I knew that if the company was to survive and prosper that we had to break out of our "environment/sustainaibility" niche and do books, not just on the how-to, but on the politics of "authentic" living, which includes human rights, social justice, war and peace issues, and resistance to the culture at large. Because they're all connected: organic gardening is political, as is sustainable agriculture, renewable energy, green building, real food, etc. Low and behold, it worked!
Their national best-seller on progressive political strategy, Don't Think of an Elephant by George Lakoff, has put the company in a position to do profit-sharing with it's employees ("because," Baldwin wrote, "we have a profit").
Chelsea Green's vision statement reflects the remarkable reorientation of its editorial mission in 2003:
With the destruction of the natural world ramped up to epidemic proportions, one wonders what sustainable really means. Indeed, one begins to wonder what living really means or will come to mean in the opening decade of the twenty-first century. Can anything be deemed sustainable when life itselfin all its myriad formsis threatened at so many levels? Is it enough to focus on the how-to of green living in the face of such overwhelming force, the shock and awe of forest and ecosystem destruction, the rampant plundering of the worlds oceans, the terror of GMO-contaminated food, and the unintended consequences of biotechnology?

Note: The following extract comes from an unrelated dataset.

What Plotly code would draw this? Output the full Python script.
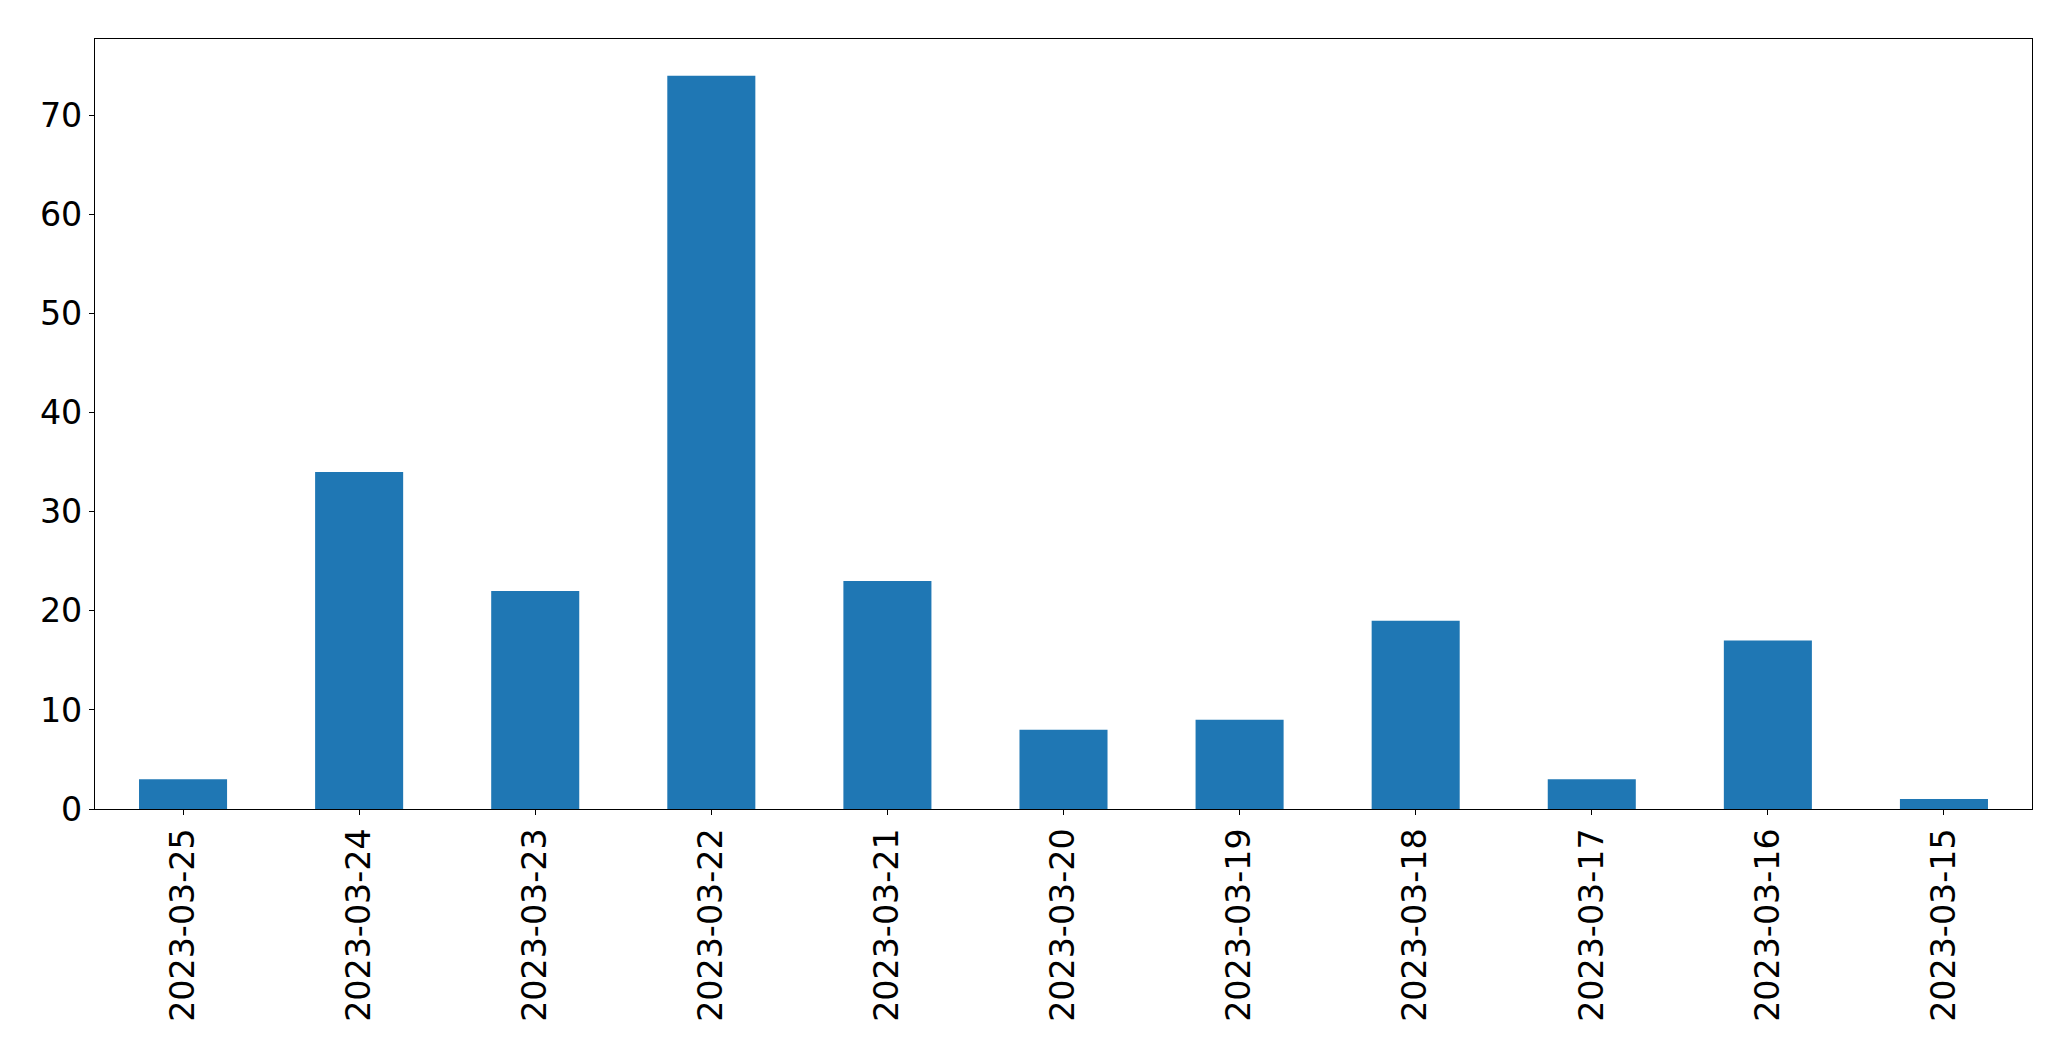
import plotly.graph_objects as go

dates = ["2023-03-25", "2023-03-24", "2023-03-23", "2023-03-22", "2023-03-21",
         "2023-03-20", "2023-03-19", "2023-03-18", "2023-03-17", "2023-03-16",
         "2023-03-15"]
counts = [3, 34, 22, 74, 23, 8, 9, 19, 3, 17, 1]

fig = go.Figure(go.Bar(x=dates, y=counts, marker=dict(color="#1f77b4", line=dict(width=0))))

font = dict(family="DejaVu Sans", size=33.3, color="black")
# page body has an 8px margin, so the figure is offset by 8px
fig.update_layout(
    template="none",
    width=2063, height=1053,
    margin=dict(l=86.7, r=39.3, t=31.3, b=252, autoexpand=False),
    paper_bgcolor="white", plot_bgcolor="white",
    bargap=0.5, showlegend=False, font=font,
)
fig.update_xaxes(
    type="category", range=[-0.5, 10.5], tickangle=-90, automargin=False,
    showline=True, mirror=True, linecolor="black", linewidth=1.1,
    ticks="outside", ticklen=5, tickwidth=1.1, tickcolor="black",
    showgrid=False, tickfont=font,
)
fig.update_yaxes(
    range=[0, 77.7], dtick=10, tick0=0, automargin=False,
    showline=True, mirror=True, linecolor="black", linewidth=1.1,
    ticks="outside", ticklen=5, tickwidth=1.1, tickcolor="black",
    showgrid=False, zeroline=False, tickfont=font,
)
fig.write_html("out.html")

A new worldwide grassroots movement is taking shape. In India, Africa, and South America, in countries left behind and stripped of their resources and cultures, people increasingly feel that they have no choice: In order to continue living, they must reclaim, must lay claim to, their ecosystems, their food and water, their land and housing, their sufficiencies. Its a new kind of politics, what Arundhati Roy calls, Not the politics of governance, but the politics of resistance. The politics of opposition. The politics of forcing accountability. The politics of slowing things down. The politics of joining hands across the world and preventing certain destruction1. It is the new, vibrant politics of sustainable living.
We wish to move the company forward boldly and with a new sense of urgency. While continuing our commitment to remain at the forefront of information about green building, organic growing, and renewable energy--the practical aspects of sustainabilitywe will also publish for a new politics of sustainability, for the cultural resistance that living demands of us now.
As co-author Ellen Ray wrote in her interviewer's preface, Baldwin didn't just ask that the book be written, she also pushed for the hard-hitting interview format. Baldwin explained the advantages of an interview style:
Short, simple to understand, leads the reader through a set of questions and tells the story that way. Think of all the radio interviews we hear. They work very well. Why not do that more in writing? People are used to getting information that way. Seems like a more immediate and simpler way of getting certain kinds of information out there. These short, activist books need to come out fast and the interview format allows that. Also, in this case, Michael was so incredibly busy with the legal work that we would never have been able to take the time to sit down and write a book about Guantanamo. Ellen was able to do a series of interviews with him and then go back through the transcripts and do the heavy lifting to make it into a book. It was a lot of work and she really did a great job.
Despite the timeliness of its publication, coinciding with a historic Supreme Court victory, Baldwin said the book has received little press.
Basically the mainstream media have totally ignored it. No reviews, nothing. We even hired 2 different publicity firms. The issue has gotten a lot of coverage and even Michael has gotten a lot of coverage but not the book. Also, I think there is resistance from the public people just dont really want to know about this. Its too depressing or something. Hard to get people to buy a book about torture and illegal detentions; they just dont want to know.
Guantánamo will be the first Chelsea Green book published serially on-line, and Baldwin is glad of the opportunity to collaborate with Narco News: "I just want our books out there in the world where they'll get used!"
Anything more we can do to spread awareness about Guantanamo and illegal detentions in general will be good. Also, immediately if more people oppose Gonzales its just possible that we could derail his nomination. A long shot, I know, but worth a try. Hes really bad and one of the architects of all this totalitarian legal work. He needs to be opposed big time and if our book can help, great.
MoveOn.org calls for people to sign the Statement against Torture asking Senators not to confirm Gonzales unless he accepts the Universal Declaration of Human Rights.
Baldwin is also donating copies of Guantánamo to bloggers who join a DailyKos petition against Gonzales.
The information to contact U.S. senators can be found at senate.gov and, including fax numbers, here: http://www.visi.com/juan/congress/.
Margo Baldwin and Chelsea Green Publishing, in addition to letting Narco News publish the book on-line, donated books so the proceeds go to the Fund for Authentic Journalism. "Just seems like the right thing to do," Baldwin wrote.